Este encuentro entre la anciana Isabel y la joven María se nos presenta como el punto culminante del camino recorrido durante las cuatro semanas del tiempo de Adviento. La espera da paso a la realización. A estas alturas ya sentimos el olor a Dios.

Es todo un acontecimiento. Así lo hace notar el evangelista cuando en su narración afirma: “Y aconteció que…”. Un acontecimiento no es un hecho anecdótico, sino algo que marca la existencia. En aquel en­cuentro de ambas mu­jeres lo que a­conteció a Isabel que­da señalado por dos notas que po­drían pasarse por alto, pero que conviene destacar: “saltó la criatura en su vientre” y “se llenó de Espíritu Santo”.
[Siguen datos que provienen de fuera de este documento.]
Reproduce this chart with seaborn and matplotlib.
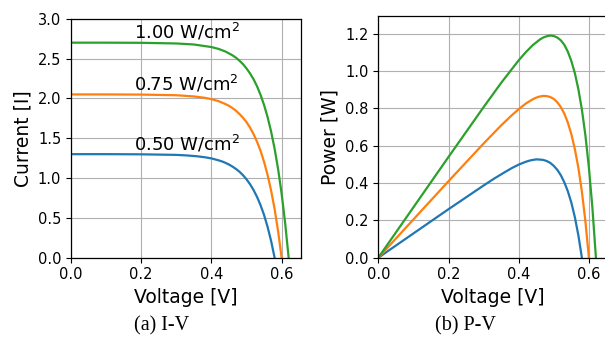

Es el resultado del saludo que María dirige a su pariente (tres veces es mencionado dicho saludo en el relato). Esta experiencia espiritual hace de Isabel una profetiza: “Bie­naventurada la que ha creído, porque lo que ha dicho el Señor se cumplirá”. Con estas palabras se enrola en la fila de todos aquellos que, antes que ella, han anunciado la venida del Mesías. Con sus palabras, Isabel anuncia el cumplimiento de la promesa mesiánica.

El encuentro entre estas dos mu­jeres, que pone de manifiesto la llegada de Dios al mundo en forma de niño, se da gracias a que María se pone en camino. Siempre me ha en­cantado la imagen del camino para caracterizar la vida humana. Cuando de niños damos nuestros primeros pasos iniciamos nuestro camino por la vida. Un camino que poco tiene que ver con lo geográfico y sí mu­cho con nuestro recorrido existencial. La vida en cuanto camino contiene un alto nivel de riesgo y de aventura. María se pone en camino, no solo como ejercicio que anula la distancia que la separa de sus pa­rientes, sino como camino vital.

Nuestro camino nos ha traído hasta aquí, hasta la puerta de la Na­vidad 2018, hasta este momento de nuestra vida personal. Nos ha traído hasta Belén. ¿Tendremos el coraje de entrar hasta donde está Jesús? Si hemos llegado hasta aquí es porque él mismo ha motivado nuestros pasos y nos ha servido de guía.

Lo peor que nos podría pasar es que las dificultades pretendan ­cerrarnos el paso y nos priven de conte­mplar el rostro del recién nacido y escuchar la voz de Dios en for­ma de llanto. Solo nos quedaría la fatiga de nuestras andanzas. Si eso ocurriera no habremos celebrado Navidad.